In person, Dinas Emrys is a place of wild, slightly eerie beauty. The hill is clothed in oak woodland with dense undergrowth, and the path to the summit winds steeply through trees whose roots grip the rocky ground. The summit area is surprisingly rugged, with outcrops of Cambrian rock, remnants of the ancient hillfort ramparts visible as earthwork ridges, and the depression that once held the legendary pool clearly identifiable as a shallow, boggy hollow. The wind moves constantly through the canopy, and in autumn especially the colours of the Welsh oak woodland are extraordinary. There is a hush to the place even when the valley below carries the sound of the river, a quality that many visitors remark upon without quite being able to explain it. The views from the upper reaches look down over the confluence of the Glaslyn and Colwyn rivers, with the village of Beddgelert just visible below.

The surrounding landscape is among the finest in Snowdonia. Beddgelert itself, little more than a kilometre to the south-southwest, is a charming stone village at the confluence of two rivers, named in legend for the faithful hound Gelert of Prince Llywelyn, and it serves as the natural base for visiting Dinas Emrys. The Aberglaslyn Pass stretches dramatically to the south, a narrow gorge through which the Glaslyn river runs, popular with walkers following the Welsh Highland Railway trail. To the north looms the Snowdon massif, and on clear days the mountain can be seen from the upper parts of the hill. The National Trust owns the land, and the site forms part of the broader Craflwyn and Beddgelert estate, which offers a network of waymarked trails through forest and open hillside.

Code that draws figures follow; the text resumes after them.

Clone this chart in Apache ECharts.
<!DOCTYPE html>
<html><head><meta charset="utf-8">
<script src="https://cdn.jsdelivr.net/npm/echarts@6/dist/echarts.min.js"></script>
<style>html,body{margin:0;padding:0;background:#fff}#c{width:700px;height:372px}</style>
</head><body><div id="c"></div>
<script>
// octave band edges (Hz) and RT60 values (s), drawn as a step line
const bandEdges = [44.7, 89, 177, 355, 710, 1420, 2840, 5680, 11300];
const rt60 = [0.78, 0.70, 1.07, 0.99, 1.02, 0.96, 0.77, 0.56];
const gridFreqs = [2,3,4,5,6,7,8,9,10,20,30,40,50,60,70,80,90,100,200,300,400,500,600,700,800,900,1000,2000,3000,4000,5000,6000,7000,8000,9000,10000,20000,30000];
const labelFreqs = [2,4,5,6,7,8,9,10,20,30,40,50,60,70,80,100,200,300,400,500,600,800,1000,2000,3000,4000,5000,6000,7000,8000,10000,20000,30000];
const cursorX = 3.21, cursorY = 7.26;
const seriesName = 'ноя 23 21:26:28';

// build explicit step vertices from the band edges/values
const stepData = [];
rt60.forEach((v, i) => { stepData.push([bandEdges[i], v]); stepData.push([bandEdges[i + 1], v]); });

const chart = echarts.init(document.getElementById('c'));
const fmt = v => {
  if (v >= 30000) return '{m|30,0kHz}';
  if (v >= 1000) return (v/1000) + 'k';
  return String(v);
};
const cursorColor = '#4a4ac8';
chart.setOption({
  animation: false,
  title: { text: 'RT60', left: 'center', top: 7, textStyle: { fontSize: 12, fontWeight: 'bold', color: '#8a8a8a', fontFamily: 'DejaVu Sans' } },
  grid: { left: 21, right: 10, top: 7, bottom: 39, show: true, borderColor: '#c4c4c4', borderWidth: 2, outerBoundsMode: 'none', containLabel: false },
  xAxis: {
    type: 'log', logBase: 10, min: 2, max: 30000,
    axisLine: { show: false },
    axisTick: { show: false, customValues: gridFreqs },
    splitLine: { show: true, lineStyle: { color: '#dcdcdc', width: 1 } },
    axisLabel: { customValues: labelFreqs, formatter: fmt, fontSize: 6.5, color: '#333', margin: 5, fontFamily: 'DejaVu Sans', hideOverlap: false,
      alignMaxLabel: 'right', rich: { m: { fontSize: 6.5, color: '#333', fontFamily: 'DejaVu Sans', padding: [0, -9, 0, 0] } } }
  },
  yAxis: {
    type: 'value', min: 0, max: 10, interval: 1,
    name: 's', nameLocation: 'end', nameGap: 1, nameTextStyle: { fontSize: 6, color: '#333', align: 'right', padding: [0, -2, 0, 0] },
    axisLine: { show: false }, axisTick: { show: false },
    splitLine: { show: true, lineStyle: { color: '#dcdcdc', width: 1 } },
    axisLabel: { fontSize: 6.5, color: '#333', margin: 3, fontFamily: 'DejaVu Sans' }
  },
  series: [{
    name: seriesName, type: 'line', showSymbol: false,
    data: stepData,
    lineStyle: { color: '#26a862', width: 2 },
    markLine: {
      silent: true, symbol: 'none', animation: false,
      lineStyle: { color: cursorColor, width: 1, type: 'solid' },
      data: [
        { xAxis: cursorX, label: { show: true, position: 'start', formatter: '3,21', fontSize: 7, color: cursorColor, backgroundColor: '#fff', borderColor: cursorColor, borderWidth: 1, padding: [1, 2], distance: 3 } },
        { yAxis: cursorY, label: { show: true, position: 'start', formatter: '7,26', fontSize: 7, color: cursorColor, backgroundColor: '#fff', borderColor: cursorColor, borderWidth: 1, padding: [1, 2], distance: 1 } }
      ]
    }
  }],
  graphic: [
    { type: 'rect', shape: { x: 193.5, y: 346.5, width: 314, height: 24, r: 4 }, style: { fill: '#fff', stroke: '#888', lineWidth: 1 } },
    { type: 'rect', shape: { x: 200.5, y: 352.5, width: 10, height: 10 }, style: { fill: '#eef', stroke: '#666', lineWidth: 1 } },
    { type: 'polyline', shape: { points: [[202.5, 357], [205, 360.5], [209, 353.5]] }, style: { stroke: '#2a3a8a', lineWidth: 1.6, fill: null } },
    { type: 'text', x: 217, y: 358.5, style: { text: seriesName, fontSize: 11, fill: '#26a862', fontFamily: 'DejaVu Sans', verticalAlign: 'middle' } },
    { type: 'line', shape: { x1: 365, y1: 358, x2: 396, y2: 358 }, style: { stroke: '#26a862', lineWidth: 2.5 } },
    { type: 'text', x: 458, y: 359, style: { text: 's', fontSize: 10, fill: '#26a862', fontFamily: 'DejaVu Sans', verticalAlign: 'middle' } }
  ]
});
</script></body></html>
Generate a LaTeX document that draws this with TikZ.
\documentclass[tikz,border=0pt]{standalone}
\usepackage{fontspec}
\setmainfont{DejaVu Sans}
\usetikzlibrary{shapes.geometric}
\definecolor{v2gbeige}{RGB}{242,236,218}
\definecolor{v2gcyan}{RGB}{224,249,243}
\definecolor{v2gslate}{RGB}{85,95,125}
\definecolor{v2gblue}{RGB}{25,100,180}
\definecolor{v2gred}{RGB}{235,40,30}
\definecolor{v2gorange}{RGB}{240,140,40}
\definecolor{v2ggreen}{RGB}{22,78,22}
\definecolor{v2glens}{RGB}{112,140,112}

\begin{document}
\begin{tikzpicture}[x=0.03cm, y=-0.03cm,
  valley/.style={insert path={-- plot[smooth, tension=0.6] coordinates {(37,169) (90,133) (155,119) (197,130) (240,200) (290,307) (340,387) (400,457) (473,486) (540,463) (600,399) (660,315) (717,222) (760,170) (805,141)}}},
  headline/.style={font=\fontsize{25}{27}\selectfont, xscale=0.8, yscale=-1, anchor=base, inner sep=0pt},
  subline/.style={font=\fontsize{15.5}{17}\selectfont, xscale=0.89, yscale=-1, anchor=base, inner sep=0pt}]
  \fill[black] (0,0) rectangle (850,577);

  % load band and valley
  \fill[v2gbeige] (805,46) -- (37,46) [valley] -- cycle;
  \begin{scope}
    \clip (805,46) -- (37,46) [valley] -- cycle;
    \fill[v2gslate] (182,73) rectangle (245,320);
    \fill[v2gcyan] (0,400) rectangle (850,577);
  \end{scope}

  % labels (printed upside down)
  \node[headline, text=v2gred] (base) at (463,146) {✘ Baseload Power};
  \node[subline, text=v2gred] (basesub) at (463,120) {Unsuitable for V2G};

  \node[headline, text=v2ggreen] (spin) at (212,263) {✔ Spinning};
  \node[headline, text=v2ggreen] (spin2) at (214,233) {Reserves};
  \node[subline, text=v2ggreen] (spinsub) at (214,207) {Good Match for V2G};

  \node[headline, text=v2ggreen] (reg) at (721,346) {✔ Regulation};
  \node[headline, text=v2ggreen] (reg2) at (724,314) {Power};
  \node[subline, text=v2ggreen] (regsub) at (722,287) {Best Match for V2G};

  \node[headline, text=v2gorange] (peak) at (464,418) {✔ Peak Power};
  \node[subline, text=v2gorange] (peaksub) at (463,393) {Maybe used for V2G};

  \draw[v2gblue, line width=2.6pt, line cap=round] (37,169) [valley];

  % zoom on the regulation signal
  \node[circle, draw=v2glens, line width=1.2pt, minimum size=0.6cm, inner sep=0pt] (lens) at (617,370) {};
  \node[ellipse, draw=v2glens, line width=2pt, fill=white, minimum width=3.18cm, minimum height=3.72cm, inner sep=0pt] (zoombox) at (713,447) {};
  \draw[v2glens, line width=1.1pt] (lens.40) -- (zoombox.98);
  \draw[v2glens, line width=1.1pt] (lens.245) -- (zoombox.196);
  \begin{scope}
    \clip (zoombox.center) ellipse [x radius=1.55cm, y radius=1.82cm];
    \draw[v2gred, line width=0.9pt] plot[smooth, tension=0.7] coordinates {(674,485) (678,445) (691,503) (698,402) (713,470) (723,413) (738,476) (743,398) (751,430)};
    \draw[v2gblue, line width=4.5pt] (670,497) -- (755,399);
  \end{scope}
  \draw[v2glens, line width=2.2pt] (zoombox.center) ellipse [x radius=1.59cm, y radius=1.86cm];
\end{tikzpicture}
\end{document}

Visiting is straightforward though requires some effort. There is a National Trust car park at Craflwyn Hall, roughly a kilometre or so northeast of Beddgelert on the A498, from which a waymarked trail leads to the hill. The ascent to the summit is short but reasonably steep, and the terrain can be muddy and slippery after rain, making sturdy footwear essential. There are no visitor facilities at the hill itself, so food and drink should be sourced in Beddgelert beforehand. The site is freely accessible to the public year-round as part of the National Trust estate, though the approach path can become very wet in winter. Spring and autumn are arguably the finest seasons to visit: spring brings fresh green to the oak woodland and the pools fill with water, while autumn wraps the hillside in copper and gold. Summer brings more visitors to the Beddgelert area generally, but Dinas Emrys itself rarely feels crowded.

One of the more intriguing lesser-known aspects of the site is its continued importance in Welsh cultural consciousness long after the medieval period. The red dragon prophesied here appears on the Welsh flag, officially adopted in that form in 1959, meaning this modest, overgrown hillock in Snowdonia can make a legitimate claim to being the origin point of one of Europe's most distinctive national symbols. There is also a tradition in some Welsh sources that Merlin hid a golden cauldron or treasure somewhere on or beneath the hill, a story that links Dinas Emrys into the broader pan-Celtic mythology of sacred vessels and hidden hoards. The excavated pool, now just a boggy depression, was long believed locally to be the actual lake of the dragons, and the mortar-built tower foundation uncovered by Savory's team sits in this hollow, its origins still not fully explained by scholars — it is too well-built for a typical early medieval Welsh structure and its purpose remains genuinely uncertain.